* **Given exercise**:
Identify the lines in the data below that contain "chart" and give only how many there are.

* **Data section**:
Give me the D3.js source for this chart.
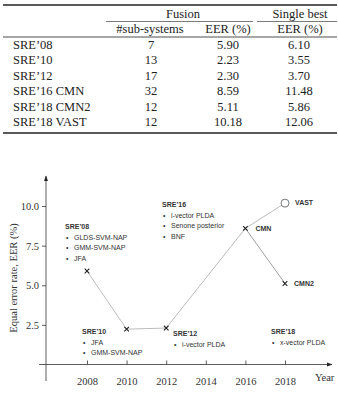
<!DOCTYPE html>
<html>
<head>
<meta charset="utf-8">
<script src="https://cdn.jsdelivr.net/npm/d3@7"></script>
<style>
body { margin: 0; background: #fff; }
svg { display: block; }
</style>
</head>
<body>
<svg width="338" height="395"></svg>
<script>
// table data
var systems = ["SRE\u201908", "SRE\u201910", "SRE\u201912", "SRE\u201916 CMN", "SRE\u201918 CMN2", "SRE\u201918 VAST"];
var subSystems = [7, 13, 17, 32, 12, 12];
var fusionEER = ["5.90", "2.23", "2.30", "8.59", "5.11", "10.18"];
var singleEER = ["6.10", "3.55", "3.70", "11.48", "5.86", "12.06"];

// chart data
var years = [2008, 2010, 2012, 2016, 2018];
var eer = [5.90, 2.23, 2.30, 8.59, 10.18];
var cmn2 = { year: 2018, eer: 5.11 };
var yTicks = [2.5, 5.0, 7.5, 10.0];
var xTicks = [2008, 2010, 2012, 2014, 2016, 2018];

var svg = d3.select("svg");
var serif = "'Liberation Serif', 'DejaVu Serif', serif";
var sans = "'Liberation Sans', Arial, sans-serif";

// ---- table ----
var tbl = svg.append("g").attr("font-family", serif).attr("font-size", 12.5).attr("fill", "#222");
tbl.append("line").attr("x1", 3).attr("x2", 337).attr("y1", 5).attr("y2", 5).attr("stroke", "#222").attr("stroke-width", 1.4);
tbl.append("line").attr("x1", 106).attr("x2", 253).attr("y1", 21.5).attr("y2", 21.5).attr("stroke", "#222").attr("stroke-width", 0.6);
tbl.append("line").attr("x1", 257).attr("x2", 337).attr("y1", 21.5).attr("y2", 21.5).attr("stroke", "#222").attr("stroke-width", 0.6);
tbl.append("line").attr("x1", 3).attr("x2", 337).attr("y1", 37).attr("y2", 37).attr("stroke", "#222").attr("stroke-width", 0.8);
tbl.append("line").attr("x1", 3).attr("x2", 337).attr("y1", 133).attr("y2", 133).attr("stroke", "#222").attr("stroke-width", 1.4);

tbl.append("text").attr("x", 183).attr("y", 17.5).attr("text-anchor", "middle").text("Fusion");
tbl.append("text").attr("x", 300).attr("y", 17.5).attr("text-anchor", "middle").text("Single best");
tbl.append("text").attr("x", 150).attr("y", 33).attr("text-anchor", "middle").text("#sub-systems");
tbl.append("text").attr("x", 228).attr("y", 33).attr("text-anchor", "middle").text("EER (%)");
tbl.append("text").attr("x", 300).attr("y", 33).attr("text-anchor", "middle").text("EER (%)");

var rowY = d3.scaleLinear().domain([0, 5]).range([49, 126]);
var rows = tbl.selectAll("g.row").data(systems).enter().append("g").attr("class", "row")
    .attr("transform", (d, i) => "translate(0," + rowY(i) + ")");
rows.append("text").attr("x", 13).text(d => d);
rows.append("text").attr("x", 151).attr("text-anchor", "middle").text((d, i) => subSystems[i]);
rows.append("text").attr("x", 228).attr("text-anchor", "middle").text((d, i) => fusionEER[i]);
rows.append("text").attr("x", 299).attr("text-anchor", "middle").text((d, i) => singleEER[i]);

// ---- chart ----
var x = d3.scaleLinear().domain([2008, 2018]).range([87, 285]);
var y = d3.scaleLinear().domain([0, 10]).range([364.5, 206]);
var axisX0 = 46, axisY0 = 364.5;

var defs = svg.append("defs");
defs.append("marker").attr("id", "arr").attr("viewBox", "0 0 10 10").attr("refX", 9).attr("refY", 5)
    .attr("markerWidth", 7).attr("markerHeight", 7).attr("orient", "auto-start-reverse")
    .append("path").attr("d", "M0,1.5 L10,5 L0,8.5 Z").attr("fill", "#222");

var ax = svg.append("g").attr("stroke", "#333").attr("stroke-width", 0.8);
ax.append("line").attr("x1", axisX0).attr("x2", axisX0).attr("y1", 381).attr("y2", 176).attr("marker-end", "url(#arr)");
ax.append("line").attr("x1", 39).attr("x2", 332).attr("y1", axisY0).attr("y2", axisY0).attr("marker-end", "url(#arr)");

var yAxis = d3.axisLeft(y).tickValues(yTicks).tickFormat(d3.format(".1f")).tickSize(4).tickPadding(3);
var gy = svg.append("g").attr("transform", "translate(" + axisX0 + ",0)").call(yAxis);
gy.select(".domain").remove();
gy.selectAll("text").attr("font-family", serif).attr("font-size", 10.5).attr("fill", "#333");
gy.selectAll("line").attr("stroke", "#333").attr("stroke-width", 0.8);

var xAxis = d3.axisTop(x).tickValues(xTicks).tickFormat(d3.format("d")).tickSize(4);
var gx = svg.append("g").attr("transform", "translate(0," + axisY0 + ")").call(xAxis);
gx.select(".domain").remove();
gx.selectAll("line").attr("stroke", "#333").attr("stroke-width", 0.8);
gx.selectAll("text").attr("y", 20).attr("font-family", serif).attr("font-size", 10.5).attr("fill", "#333");

svg.append("text").attr("x", 315).attr("y", 381).attr("font-family", serif).attr("font-size", 10.5).attr("fill", "#333").text("Year");
svg.append("text").attr("transform", "translate(17,278) rotate(-90)").attr("text-anchor", "middle")
    .attr("font-family", serif).attr("font-size", 10.5).attr("fill", "#333").text("Equal error rate, EER (%)");

// lines
var pts = years.map((d, i) => [d, eer[i]]);
var line = d3.line().x(d => x(d[0])).y(d => y(d[1]));
svg.append("path").datum(pts).attr("d", line).attr("fill", "none").attr("stroke", "#aaa").attr("stroke-width", 0.8);
svg.append("path").datum([[2016, 8.59], [cmn2.year, cmn2.eer]]).attr("d", line).attr("fill", "none").attr("stroke", "#888").attr("stroke-width", 0.8);

// markers
var crosses = pts.slice(0, 4).concat([[cmn2.year, cmn2.eer]]);
svg.append("g").selectAll("path").data(crosses).enter().append("path")
    .attr("d", d => { var cx = x(d[0]), cy = y(d[1]), s = 2.3; return "M" + (cx - s) + "," + (cy - s) + "L" + (cx + s) + "," + (cy + s) + "M" + (cx - s) + "," + (cy + s) + "L" + (cx + s) + "," + (cy - s); })
    .attr("stroke", "#222").attr("stroke-width", 1.1);
svg.append("circle").attr("cx", x(2018)).attr("cy", y(10.18)).attr("r", 4).attr("fill", "#fff").attr("stroke", "#555").attr("stroke-width", 0.8);

// annotations
var notes = [
    { x: 65, y: 229, title: "SRE\u201908", items: ["GLDS-SVM-NAP", "GMM-SVM-NAP", "JFA"] },
    { x: 82, y: 334, title: "SRE\u201910", items: ["JFA", "GMM-SVM-NAP"] },
    { x: 162, y: 207, title: "SRE\u201916", items: ["i-vector PLDA", "Senone posterior", "BNF"] },
    { x: 173, y: 336, title: "SRE\u201912", items: ["i-vector PLDA"] },
    { x: 271, y: 334, title: "SRE\u201918", items: ["x-vector PLDA"] }
];
var ng = svg.append("g").attr("font-family", sans).attr("font-size", 7).attr("fill", "#333");
notes.forEach(function(n) {
    ng.append("text").attr("x", n.x).attr("y", n.y).attr("font-weight", "bold").text(n.title);
    n.items.forEach(function(t, i) {
        ng.append("text").attr("x", n.x + 1).attr("y", n.y + 10.5 * (i + 1)).text("\u2022");
        ng.append("text").attr("x", n.x + 9).attr("y", n.y + 10.5 * (i + 1)).text(t);
    });
});
var tags = [
    { x: x(2018) + 10, y: y(10.18) + 2, t: "VAST" },
    { x: x(2016) + 10, y: y(8.59) + 2.5, t: "CMN" },
    { x: x(2018) + 9, y: y(5.11) + 2.5, t: "CMN2" }
];
ng.selectAll("text.tag").data(tags).enter().append("text").attr("class", "tag")
    .attr("x", d => d.x).attr("y", d => d.y).attr("font-weight", "bold").text(d => d.t);
</script>
</body>
</html>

* **Exercise response**:
3